YOUR TASK
Leave out the pictures and copy everything else below exactly.

RECORDED INFORMATION
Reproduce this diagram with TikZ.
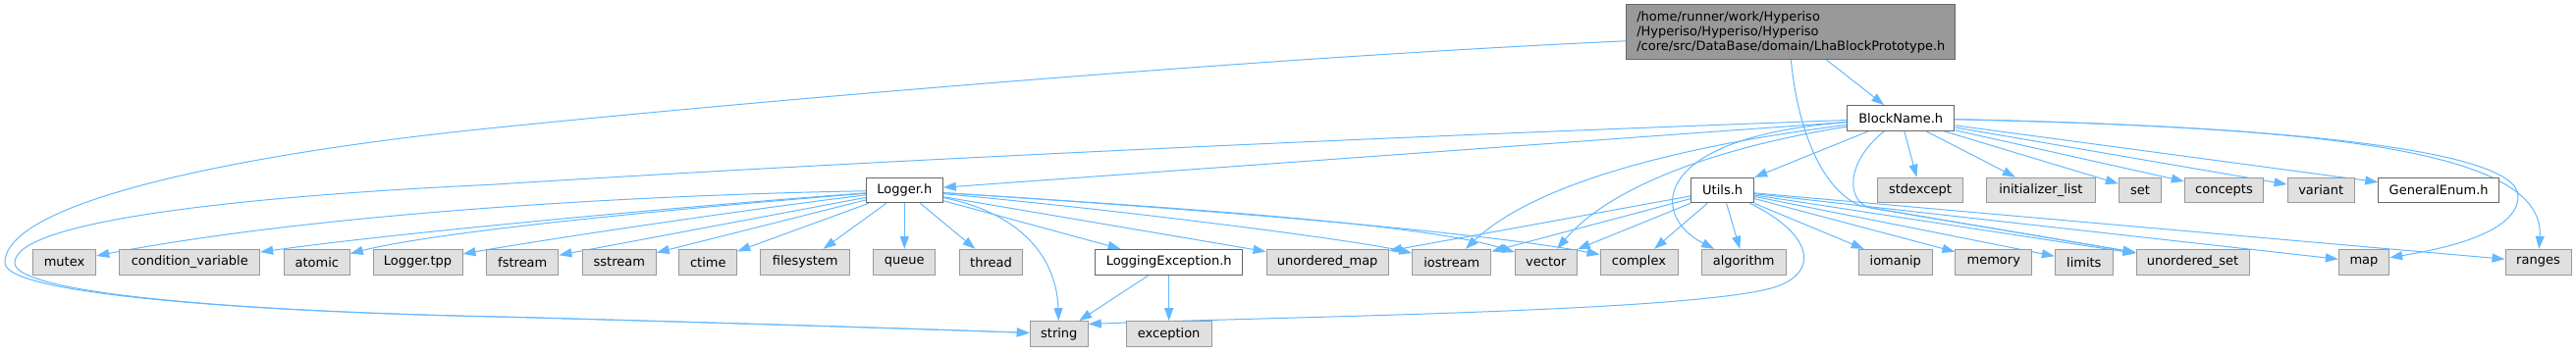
\documentclass[tikz,border=0pt]{standalone}
\usepackage{fontspec}
\setmainfont{DejaVu Sans}
\usetikzlibrary{arrows.meta,calc,backgrounds}
\definecolor{edgec}{HTML}{63B8FF}
\definecolor{extfill}{HTML}{E0E0E0}
\definecolor{extdraw}{HTML}{999999}
\definecolor{intdraw}{HTML}{666666}
\definecolor{topfill}{HTML}{999999}
\tikzset{
  box/.style={draw, line width=1pt, inner sep=0pt, font=\fontsize{13}{15}\selectfont, text=black, anchor=center},
  ext/.style={box, fill=extfill, draw=extdraw, minimum height=25.7pt},
  int/.style={box, fill=white, draw=intdraw, minimum height=25.7pt},
  edge/.style={draw=edgec, line width=1pt, -{Triangle[length=13pt,width=9pt]}},
}
\begin{document}
\begin{tikzpicture}[x=1pt,y=-1pt]
\useasboundingbox (0,0) rectangle (2624,359);
% top node
\node[box, fill=topfill, draw=intdraw, minimum width=335.3pt, minimum height=55.6pt,
      text width=314pt, align=left, inner xsep=10.65pt, inner ysep=0pt] (T) at (1824.3,32.5)
  {/home/runner/work/Hyperiso\\/Hyperiso/Hyperiso/Hyperiso\\/core/src/DataBase/domain/LhaBlockPrototype.h};
% row 2
\node[int, minimum width=109.5pt] (B) at (1936.2,120.5) {BlockName.h};
% row 3
\node[int, minimum width=78pt] (L) at (921.3,194) {Logger.h};
\node[int, minimum width=64pt] (U) at (1754.7,194) {Utils.h};
\node[ext, minimum width=87.4pt] (sx) at (1956,194) {stdexcept};
\node[ext, minimum width=111pt] (il) at (2078.8,194) {initializer\_list};
\node[ext, minimum width=43.4pt] (set) at (2180,194) {set};
\node[ext, minimum width=80.4pt] (cc) at (2265.5,194) {concepts};
\node[ext, minimum width=68.3pt] (va) at (2364.2,194) {variant};
\node[int, minimum width=123pt] (ge) at (2484.2,194) {GeneralEnum.h};
% row 4
\node[ext, minimum width=64.4pt] (mutex) at (65.5,267.2) {mutex};
\node[ext, minimum width=142.7pt] (cv) at (193.3,267.2) {condition\_variable};
\node[ext, minimum width=67pt] (atomic) at (322.8,267.2) {atomic};
\node[ext, minimum width=91pt] (lt) at (425.5,267.2) {Logger.tpp};
\node[ext, minimum width=73.3pt] (fs) at (532.3,267.2) {fstream};
\node[ext, minimum width=75pt] (ss) at (630.8,267.2) {sstream};
\node[ext, minimum width=58.7pt] (ct) at (721.3,267.2) {ctime};
\node[ext, minimum width=91pt] (fsy) at (820.2,267.2) {filesystem};
\node[ext, minimum width=62.7pt] (qu) at (921.3,267.2) {queue};
\node[ext, minimum width=64.4pt] (th) at (1009.5,267.2) {thread};
\node[int, minimum width=150pt] (le) at (1190.7,267.2) {LoggingException.h};
\node[ext, minimum width=124.3pt] (um) at (1352.2,267.2) {unordered\_map};
\node[ext, minimum width=80.3pt] (io) at (1478.8,267.2) {iostream};
\node[ext, minimum width=63pt] (ve) at (1574.8,267.2) {vector};
\node[ext, minimum width=79pt] (cx) at (1669.5,267.2) {complex};
\node[ext, minimum width=85.7pt] (al) at (1776.2,267.2) {algorithm};
\node[ext, minimum width=75pt] (im) at (1930.8,267.2) {iomanip};
\node[ext, minimum width=77.7pt] (me) at (2030.8,267.2) {memory};
\node[ext, minimum width=59pt] (li) at (2122.8,267.2) {limits};
\node[ext, minimum width=115pt] (us) at (2233.5,267.2) {unordered\_set};
\node[ext, minimum width=51.4pt] (map) at (2408,267.2) {map};
\node[ext, minimum width=67pt] (ra) at (2585.5,267.2) {ranges};
% row 5
\node[ext, minimum width=59pt] (st) at (1078.8,340.5) {string};
\node[ext, minimum width=86.7pt] (ex) at (1190.7,340.5) {exception};

\begin{pgfonlayer}{background}
% top node
\draw[edge] (T) -- (B);
\draw[edge] (T.south) .. controls (1830,120) and (1850,190) .. (1895,210) -- (us);
\draw[edge] ($(T.south west)+(0,-19)$) .. controls (1300,58) and (800,100) .. (500,130.7)
  .. controls (250,156) and (5,205) .. (5,268)
  .. controls (5,300) and (250,318) .. (520,323.3)
  .. controls (800,331) and (950,336) .. (st);
% BlockName.h
\draw[edge] (B) .. controls (1400,140) and (900,163) .. (500,188.3)
  .. controls (250,200) and (15,225) .. (15,268)
  .. controls (15,300) and (250,318) .. (520,323.3)
  .. controls (800,331) and (950,336) .. (st);
\draw[edge] (B) -- (L);
\draw[edge] (B) .. controls (1700,150) and (1560,190) .. (io);
\draw[edge] (B) .. controls (1750,150) and (1640,190) .. (ve);
\draw[edge] (B) .. controls (1680,140) and (1680,220) .. ($(al.north)+(-30,0)$);
\draw[edge] (B) -- (U);
\draw[edge] (B) .. controls (1880,165) and (1880,205) .. (1905,212) -- (us);
\draw[edge] (B) -- (sx);
\draw[edge] (B) -- (il);
\draw[edge] (B) -- (set);
\draw[edge] (B) -- (cc);
\draw[edge] (B) -- (va);
\draw[edge] (B) -- (ge);
\draw[edge] (B) .. controls (2300,128) and (2565,150) .. (2565,200)
  .. controls (2565,240) and (2480,255) .. (map);
\draw[edge] (B) .. controls (2350,130) and (2593,150) .. (ra);
% Logger.h
\draw[edge] (L) .. controls (600,200) and (300,222) .. (mutex);
\draw[edge] (L) .. controls (700,210) and (400,238) .. (cv);
\draw[edge] (L) .. controls (700,212) and (450,235) .. (atomic);
\draw[edge] (L) .. controls (750,215) and (550,245) .. (lt);
\draw[edge] (L) -- (fs);
\draw[edge] (L) -- (ss);
\draw[edge] (L) -- (ct);
\draw[edge] (L) -- (fsy);
\draw[edge] (L) -- (qu);
\draw[edge] (L) -- (th);
\draw[edge] (L) .. controls (1030,215) and (1076,255) .. (st);
\draw[edge] (L) -- (le);
\draw[edge] (L) -- (um);
\draw[edge] (L) .. controls (1150,215) and (1380,245) .. (io);
\draw[edge] (L) .. controls (1200,212) and (1450,228) .. (ve);
\draw[edge] (L) .. controls (1200,212) and (1500,235) .. (cx);
% LoggingException.h
\draw[edge] (le) -- (st);
\draw[edge] (le) -- (ex);
% Utils.h
\draw[edge] (U) -- (um);
\draw[edge] (U) -- (io);
\draw[edge] (U) -- (ve);
\draw[edge] (U) -- (cx);
\draw[edge] (U) -- (al);
\draw[edge] (U) .. controls (1850,240) and (1855,282) .. (1800,295)
  .. controls (1700,318.6) and (1300,323) .. ($(st.east)+(0,-10)$);
\draw[edge] (U) -- (im);
\draw[edge] (U) -- (me);
\draw[edge] (U) -- (li);
\draw[edge] (U) -- (us);
\draw[edge] (U) -- (map);
\draw[edge] (U) -- (ra);
\end{pgfonlayer}
\end{tikzpicture}
\end{document}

TASK SOLUTION
Reproduce this diagram with TikZ.
\documentclass[tikz,border=0pt]{standalone}
\usepackage{fontspec}
\setmainfont{DejaVu Sans}
\usetikzlibrary{arrows.meta,calc,backgrounds}
\definecolor{edgec}{HTML}{63B8FF}
\definecolor{extfill}{HTML}{E0E0E0}
\definecolor{extdraw}{HTML}{999999}
\definecolor{intdraw}{HTML}{666666}
\definecolor{topfill}{HTML}{999999}
\tikzset{
  box/.style={draw, line width=1pt, inner sep=0pt, font=\fontsize{13}{15}\selectfont, text=black, anchor=center},
  ext/.style={box, fill=extfill, draw=extdraw, minimum height=25.7pt},
  int/.style={box, fill=white, draw=intdraw, minimum height=25.7pt},
  edge/.style={draw=edgec, line width=1pt, -{Triangle[length=13pt,width=9pt]}},
}
\begin{document}
\begin{tikzpicture}[x=1pt,y=-1pt]
\useasboundingbox (0,0) rectangle (2624,359);
% top node
\node[box, fill=topfill, draw=intdraw, minimum width=335.3pt, minimum height=55.6pt,
      text width=314pt, align=left, inner xsep=10.65pt, inner ysep=0pt] (T) at (1824.3,32.5)
  {/home/runner/work/Hyperiso\\/Hyperiso/Hyperiso/Hyperiso\\/core/src/DataBase/domain/LhaBlockPrototype.h};
% row 2
\node[int, minimum width=109.5pt] (B) at (1936.2,120.5) {BlockName.h};
% row 3
\node[int, minimum width=78pt] (L) at (921.3,194) {Logger.h};
\node[int, minimum width=64pt] (U) at (1754.7,194) {Utils.h};
\node[ext, minimum width=87.4pt] (sx) at (1956,194) {stdexcept};
\node[ext, minimum width=111pt] (il) at (2078.8,194) {initializer\_list};
\node[ext, minimum width=43.4pt] (set) at (2180,194) {set};
\node[ext, minimum width=80.4pt] (cc) at (2265.5,194) {concepts};
\node[ext, minimum width=68.3pt] (va) at (2364.2,194) {variant};
\node[int, minimum width=123pt] (ge) at (2484.2,194) {GeneralEnum.h};
% row 4
\node[ext, minimum width=64.4pt] (mutex) at (65.5,267.2) {mutex};
\node[ext, minimum width=142.7pt] (cv) at (193.3,267.2) {condition\_variable};
\node[ext, minimum width=67pt] (atomic) at (322.8,267.2) {atomic};
\node[ext, minimum width=91pt] (lt) at (425.5,267.2) {Logger.tpp};
\node[ext, minimum width=73.3pt] (fs) at (532.3,267.2) {fstream};
\node[ext, minimum width=75pt] (ss) at (630.8,267.2) {sstream};
\node[ext, minimum width=58.7pt] (ct) at (721.3,267.2) {ctime};
\node[ext, minimum width=91pt] (fsy) at (820.2,267.2) {filesystem};
\node[ext, minimum width=62.7pt] (qu) at (921.3,267.2) {queue};
\node[ext, minimum width=64.4pt] (th) at (1009.5,267.2) {thread};
\node[int, minimum width=150pt] (le) at (1190.7,267.2) {LoggingException.h};
\node[ext, minimum width=124.3pt] (um) at (1352.2,267.2) {unordered\_map};
\node[ext, minimum width=80.3pt] (io) at (1478.8,267.2) {iostream};
\node[ext, minimum width=63pt] (ve) at (1574.8,267.2) {vector};
\node[ext, minimum width=79pt] (cx) at (1669.5,267.2) {complex};
\node[ext, minimum width=85.7pt] (al) at (1776.2,267.2) {algorithm};
\node[ext, minimum width=75pt] (im) at (1930.8,267.2) {iomanip};
\node[ext, minimum width=77.7pt] (me) at (2030.8,267.2) {memory};
\node[ext, minimum width=59pt] (li) at (2122.8,267.2) {limits};
\node[ext, minimum width=115pt] (us) at (2233.5,267.2) {unordered\_set};
\node[ext, minimum width=51.4pt] (map) at (2408,267.2) {map};
\node[ext, minimum width=67pt] (ra) at (2585.5,267.2) {ranges};
% row 5
\node[ext, minimum width=59pt] (st) at (1078.8,340.5) {string};
\node[ext, minimum width=86.7pt] (ex) at (1190.7,340.5) {exception};

\begin{pgfonlayer}{background}
% top node
\draw[edge] (T) -- (B);
\draw[edge] (T.south) .. controls (1830,120) and (1850,190) .. (1895,210) -- (us);
\draw[edge] ($(T.south west)+(0,-19)$) .. controls (1300,58) and (800,100) .. (500,130.7)
  .. controls (250,156) and (5,205) .. (5,268)
  .. controls (5,300) and (250,318) .. (520,323.3)
  .. controls (800,331) and (950,336) .. (st);
% BlockName.h
\draw[edge] (B) .. controls (1400,140) and (900,163) .. (500,188.3)
  .. controls (250,200) and (15,225) .. (15,268)
  .. controls (15,300) and (250,318) .. (520,323.3)
  .. controls (800,331) and (950,336) .. (st);
\draw[edge] (B) -- (L);
\draw[edge] (B) .. controls (1700,150) and (1560,190) .. (io);
\draw[edge] (B) .. controls (1750,150) and (1640,190) .. (ve);
\draw[edge] (B) .. controls (1680,140) and (1680,220) .. ($(al.north)+(-30,0)$);
\draw[edge] (B) -- (U);
\draw[edge] (B) .. controls (1880,165) and (1880,205) .. (1905,212) -- (us);
\draw[edge] (B) -- (sx);
\draw[edge] (B) -- (il);
\draw[edge] (B) -- (set);
\draw[edge] (B) -- (cc);
\draw[edge] (B) -- (va);
\draw[edge] (B) -- (ge);
\draw[edge] (B) .. controls (2300,128) and (2565,150) .. (2565,200)
  .. controls (2565,240) and (2480,255) .. (map);
\draw[edge] (B) .. controls (2350,130) and (2593,150) .. (ra);
% Logger.h
\draw[edge] (L) .. controls (600,200) and (300,222) .. (mutex);
\draw[edge] (L) .. controls (700,210) and (400,238) .. (cv);
\draw[edge] (L) .. controls (700,212) and (450,235) .. (atomic);
\draw[edge] (L) .. controls (750,215) and (550,245) .. (lt);
\draw[edge] (L) -- (fs);
\draw[edge] (L) -- (ss);
\draw[edge] (L) -- (ct);
\draw[edge] (L) -- (fsy);
\draw[edge] (L) -- (qu);
\draw[edge] (L) -- (th);
\draw[edge] (L) .. controls (1030,215) and (1076,255) .. (st);
\draw[edge] (L) -- (le);
\draw[edge] (L) -- (um);
\draw[edge] (L) .. controls (1150,215) and (1380,245) .. (io);
\draw[edge] (L) .. controls (1200,212) and (1450,228) .. (ve);
\draw[edge] (L) .. controls (1200,212) and (1500,235) .. (cx);
% LoggingException.h
\draw[edge] (le) -- (st);
\draw[edge] (le) -- (ex);
% Utils.h
\draw[edge] (U) -- (um);
\draw[edge] (U) -- (io);
\draw[edge] (U) -- (ve);
\draw[edge] (U) -- (cx);
\draw[edge] (U) -- (al);
\draw[edge] (U) .. controls (1850,240) and (1855,282) .. (1800,295)
  .. controls (1700,318.6) and (1300,323) .. ($(st.east)+(0,-10)$);
\draw[edge] (U) -- (im);
\draw[edge] (U) -- (me);
\draw[edge] (U) -- (li);
\draw[edge] (U) -- (us);
\draw[edge] (U) -- (map);
\draw[edge] (U) -- (ra);
\end{pgfonlayer}
\end{tikzpicture}
\end{document}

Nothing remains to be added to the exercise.